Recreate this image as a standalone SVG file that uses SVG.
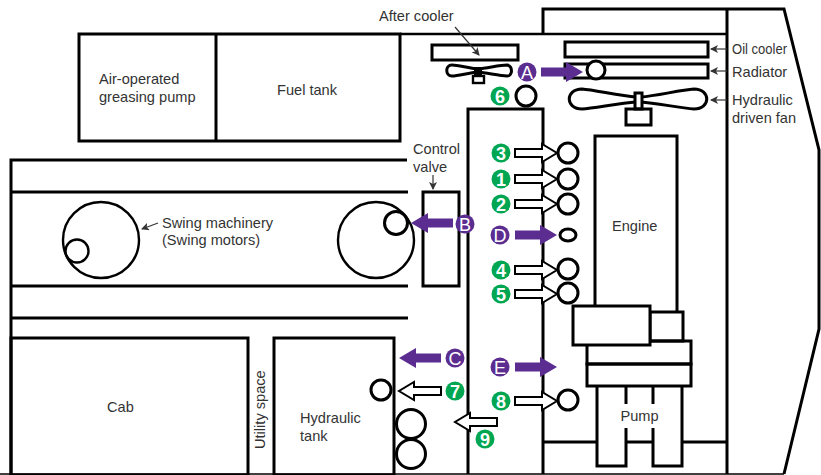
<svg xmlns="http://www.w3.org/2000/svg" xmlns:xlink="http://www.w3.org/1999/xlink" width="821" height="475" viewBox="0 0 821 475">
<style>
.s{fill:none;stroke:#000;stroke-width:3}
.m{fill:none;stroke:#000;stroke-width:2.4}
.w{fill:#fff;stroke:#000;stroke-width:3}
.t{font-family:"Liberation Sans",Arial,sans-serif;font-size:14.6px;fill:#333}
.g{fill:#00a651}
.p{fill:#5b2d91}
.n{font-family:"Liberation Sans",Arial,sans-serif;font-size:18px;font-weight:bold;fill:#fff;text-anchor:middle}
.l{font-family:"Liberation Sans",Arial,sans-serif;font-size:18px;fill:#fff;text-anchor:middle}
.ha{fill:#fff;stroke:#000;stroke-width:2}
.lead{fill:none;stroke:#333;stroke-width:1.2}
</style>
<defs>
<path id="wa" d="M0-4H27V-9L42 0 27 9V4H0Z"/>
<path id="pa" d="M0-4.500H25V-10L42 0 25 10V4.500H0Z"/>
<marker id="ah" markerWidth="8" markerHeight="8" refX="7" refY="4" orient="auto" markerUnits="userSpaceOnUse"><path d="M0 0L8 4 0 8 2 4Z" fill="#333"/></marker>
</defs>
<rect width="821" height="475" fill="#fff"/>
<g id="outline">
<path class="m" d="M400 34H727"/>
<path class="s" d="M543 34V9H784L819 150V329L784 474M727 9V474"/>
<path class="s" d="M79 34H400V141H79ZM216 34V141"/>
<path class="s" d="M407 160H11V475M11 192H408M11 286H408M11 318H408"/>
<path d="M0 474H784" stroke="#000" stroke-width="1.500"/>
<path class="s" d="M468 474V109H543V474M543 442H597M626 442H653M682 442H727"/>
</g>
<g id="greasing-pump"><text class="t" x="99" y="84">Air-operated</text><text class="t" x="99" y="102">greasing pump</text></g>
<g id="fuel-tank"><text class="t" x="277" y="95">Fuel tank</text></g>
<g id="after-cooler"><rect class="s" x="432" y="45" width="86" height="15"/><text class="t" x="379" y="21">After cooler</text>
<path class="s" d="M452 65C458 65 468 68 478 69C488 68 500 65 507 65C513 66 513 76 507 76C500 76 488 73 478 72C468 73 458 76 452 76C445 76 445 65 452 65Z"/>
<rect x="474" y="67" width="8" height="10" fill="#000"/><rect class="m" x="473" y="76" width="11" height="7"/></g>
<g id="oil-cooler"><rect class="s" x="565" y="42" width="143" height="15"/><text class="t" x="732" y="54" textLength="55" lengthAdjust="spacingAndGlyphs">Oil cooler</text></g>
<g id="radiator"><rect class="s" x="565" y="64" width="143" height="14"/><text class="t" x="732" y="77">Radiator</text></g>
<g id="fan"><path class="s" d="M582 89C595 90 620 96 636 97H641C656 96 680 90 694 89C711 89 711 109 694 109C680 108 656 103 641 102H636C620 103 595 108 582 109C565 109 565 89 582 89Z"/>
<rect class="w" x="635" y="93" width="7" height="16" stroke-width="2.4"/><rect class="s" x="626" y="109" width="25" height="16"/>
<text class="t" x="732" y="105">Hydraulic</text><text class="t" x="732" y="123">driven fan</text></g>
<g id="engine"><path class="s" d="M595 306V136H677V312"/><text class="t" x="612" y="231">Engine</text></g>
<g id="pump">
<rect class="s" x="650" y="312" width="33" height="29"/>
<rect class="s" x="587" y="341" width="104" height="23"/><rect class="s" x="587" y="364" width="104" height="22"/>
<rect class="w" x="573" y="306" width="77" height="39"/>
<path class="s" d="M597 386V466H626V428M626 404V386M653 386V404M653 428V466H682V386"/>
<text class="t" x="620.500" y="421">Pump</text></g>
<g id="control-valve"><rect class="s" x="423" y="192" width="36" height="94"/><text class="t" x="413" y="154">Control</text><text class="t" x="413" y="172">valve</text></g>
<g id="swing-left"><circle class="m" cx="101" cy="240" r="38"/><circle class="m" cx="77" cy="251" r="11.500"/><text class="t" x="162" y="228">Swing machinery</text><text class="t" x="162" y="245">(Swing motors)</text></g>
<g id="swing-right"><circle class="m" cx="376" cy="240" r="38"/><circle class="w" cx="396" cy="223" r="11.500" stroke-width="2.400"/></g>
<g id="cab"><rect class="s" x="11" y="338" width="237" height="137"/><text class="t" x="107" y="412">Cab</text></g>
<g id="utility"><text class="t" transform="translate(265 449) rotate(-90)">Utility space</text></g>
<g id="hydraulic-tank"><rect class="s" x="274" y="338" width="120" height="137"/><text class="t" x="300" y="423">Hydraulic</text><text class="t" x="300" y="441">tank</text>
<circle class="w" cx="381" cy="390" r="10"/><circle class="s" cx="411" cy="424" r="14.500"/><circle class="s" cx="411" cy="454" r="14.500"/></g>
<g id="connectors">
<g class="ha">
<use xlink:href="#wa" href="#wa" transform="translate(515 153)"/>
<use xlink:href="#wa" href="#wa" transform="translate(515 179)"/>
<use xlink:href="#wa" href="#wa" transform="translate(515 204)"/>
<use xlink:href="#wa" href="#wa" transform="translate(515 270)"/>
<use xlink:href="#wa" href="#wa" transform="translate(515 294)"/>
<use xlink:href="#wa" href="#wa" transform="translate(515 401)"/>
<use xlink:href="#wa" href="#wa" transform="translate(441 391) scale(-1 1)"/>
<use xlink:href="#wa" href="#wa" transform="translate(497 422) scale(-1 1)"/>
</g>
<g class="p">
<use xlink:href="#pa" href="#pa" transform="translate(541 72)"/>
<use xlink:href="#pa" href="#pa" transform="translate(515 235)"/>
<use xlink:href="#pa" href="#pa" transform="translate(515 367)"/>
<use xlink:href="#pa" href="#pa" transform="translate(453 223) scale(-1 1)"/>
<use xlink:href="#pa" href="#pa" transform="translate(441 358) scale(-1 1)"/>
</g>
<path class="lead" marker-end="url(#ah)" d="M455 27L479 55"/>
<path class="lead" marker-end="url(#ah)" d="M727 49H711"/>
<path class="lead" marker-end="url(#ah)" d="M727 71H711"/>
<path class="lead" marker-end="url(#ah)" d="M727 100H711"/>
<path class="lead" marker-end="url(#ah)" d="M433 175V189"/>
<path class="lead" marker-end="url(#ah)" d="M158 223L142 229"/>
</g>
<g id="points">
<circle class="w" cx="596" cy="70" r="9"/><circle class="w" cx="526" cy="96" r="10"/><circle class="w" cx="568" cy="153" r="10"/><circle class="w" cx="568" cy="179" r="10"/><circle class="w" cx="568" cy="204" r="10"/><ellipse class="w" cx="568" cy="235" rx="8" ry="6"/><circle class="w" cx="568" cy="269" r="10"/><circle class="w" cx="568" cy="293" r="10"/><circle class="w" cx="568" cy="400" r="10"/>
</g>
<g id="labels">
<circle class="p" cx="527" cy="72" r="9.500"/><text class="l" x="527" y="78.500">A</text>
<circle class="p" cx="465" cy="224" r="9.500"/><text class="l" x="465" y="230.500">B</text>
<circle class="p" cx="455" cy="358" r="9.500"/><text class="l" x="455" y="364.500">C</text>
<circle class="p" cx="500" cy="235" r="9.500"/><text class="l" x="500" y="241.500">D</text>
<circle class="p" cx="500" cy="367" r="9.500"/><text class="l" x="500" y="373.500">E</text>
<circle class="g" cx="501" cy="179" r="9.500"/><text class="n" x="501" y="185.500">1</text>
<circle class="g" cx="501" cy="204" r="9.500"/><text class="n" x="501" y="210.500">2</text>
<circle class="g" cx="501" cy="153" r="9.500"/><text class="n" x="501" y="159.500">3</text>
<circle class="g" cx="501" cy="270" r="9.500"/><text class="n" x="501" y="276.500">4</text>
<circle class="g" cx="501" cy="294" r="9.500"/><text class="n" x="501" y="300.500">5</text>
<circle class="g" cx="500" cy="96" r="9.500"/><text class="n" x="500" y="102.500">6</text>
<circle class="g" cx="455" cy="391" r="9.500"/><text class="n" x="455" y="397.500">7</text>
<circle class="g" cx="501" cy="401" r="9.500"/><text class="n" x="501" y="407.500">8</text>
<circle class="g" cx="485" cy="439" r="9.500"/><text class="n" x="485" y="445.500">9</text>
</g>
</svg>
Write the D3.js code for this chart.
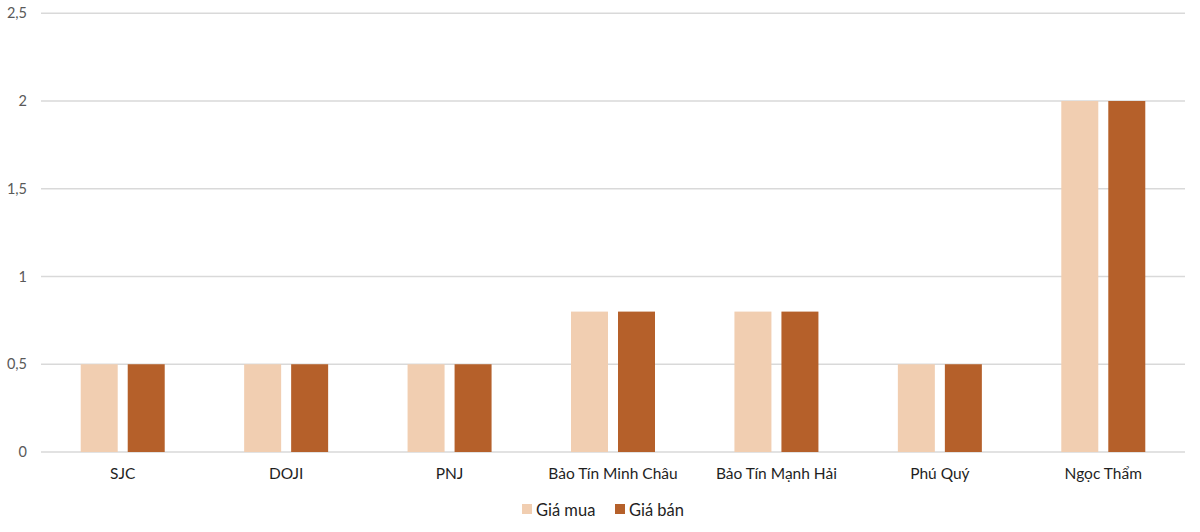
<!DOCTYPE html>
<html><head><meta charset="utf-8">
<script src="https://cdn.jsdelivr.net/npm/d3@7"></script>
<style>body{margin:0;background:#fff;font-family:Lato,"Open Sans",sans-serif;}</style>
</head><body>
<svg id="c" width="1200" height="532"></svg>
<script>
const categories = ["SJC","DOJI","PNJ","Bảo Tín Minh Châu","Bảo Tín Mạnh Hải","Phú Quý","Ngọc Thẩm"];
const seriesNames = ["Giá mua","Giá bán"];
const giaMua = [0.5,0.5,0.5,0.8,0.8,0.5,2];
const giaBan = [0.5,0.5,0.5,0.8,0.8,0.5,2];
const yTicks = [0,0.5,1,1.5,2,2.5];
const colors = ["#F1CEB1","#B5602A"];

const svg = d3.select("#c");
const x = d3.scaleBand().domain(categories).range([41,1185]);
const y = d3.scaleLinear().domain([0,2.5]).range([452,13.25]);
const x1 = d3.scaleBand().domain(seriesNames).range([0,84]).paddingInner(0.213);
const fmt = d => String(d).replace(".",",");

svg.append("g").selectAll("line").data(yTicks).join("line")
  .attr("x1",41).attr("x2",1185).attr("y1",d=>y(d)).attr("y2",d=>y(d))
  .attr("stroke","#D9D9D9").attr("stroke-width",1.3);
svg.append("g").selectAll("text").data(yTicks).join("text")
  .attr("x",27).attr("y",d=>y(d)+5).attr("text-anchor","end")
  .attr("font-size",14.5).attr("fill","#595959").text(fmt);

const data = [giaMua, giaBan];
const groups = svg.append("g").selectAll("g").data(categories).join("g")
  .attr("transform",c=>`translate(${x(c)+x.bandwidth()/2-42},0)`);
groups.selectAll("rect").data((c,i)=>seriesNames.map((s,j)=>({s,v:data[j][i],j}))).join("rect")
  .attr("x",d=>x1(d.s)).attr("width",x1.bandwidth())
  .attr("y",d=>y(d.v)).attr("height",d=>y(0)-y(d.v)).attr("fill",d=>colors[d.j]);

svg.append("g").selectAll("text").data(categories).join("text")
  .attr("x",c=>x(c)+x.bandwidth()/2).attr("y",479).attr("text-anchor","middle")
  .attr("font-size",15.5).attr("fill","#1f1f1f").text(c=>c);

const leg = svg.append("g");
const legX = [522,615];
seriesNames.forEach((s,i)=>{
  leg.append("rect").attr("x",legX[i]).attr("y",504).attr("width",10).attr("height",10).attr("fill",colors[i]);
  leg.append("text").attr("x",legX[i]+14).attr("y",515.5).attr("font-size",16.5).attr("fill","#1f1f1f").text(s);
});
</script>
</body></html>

---+---

Your task is to transcribe exactly the lines starting at the line that contains "Write the D3.js code for this chart." and ending at the line that contains "const fmt = d", both included. Leave out the pictures.

PROBLEM SOLUTION =>
Write the D3.js code for this chart.
<!DOCTYPE html>
<html><head><meta charset="utf-8">
<script src="https://cdn.jsdelivr.net/npm/d3@7"></script>
<style>body{margin:0;background:#fff;font-family:Lato,"Open Sans",sans-serif;}</style>
</head><body>
<svg id="c" width="1200" height="532"></svg>
<script>
const categories = ["SJC","DOJI","PNJ","Bảo Tín Minh Châu","Bảo Tín Mạnh Hải","Phú Quý","Ngọc Thẩm"];
const seriesNames = ["Giá mua","Giá bán"];
const giaMua = [0.5,0.5,0.5,0.8,0.8,0.5,2];
const giaBan = [0.5,0.5,0.5,0.8,0.8,0.5,2];
const yTicks = [0,0.5,1,1.5,2,2.5];
const colors = ["#F1CEB1","#B5602A"];

const svg = d3.select("#c");
const x = d3.scaleBand().domain(categories).range([41,1185]);
const y = d3.scaleLinear().domain([0,2.5]).range([452,13.25]);
const x1 = d3.scaleBand().domain(seriesNames).range([0,84]).paddingInner(0.213);
const fmt = d => String(d).replace(".",",");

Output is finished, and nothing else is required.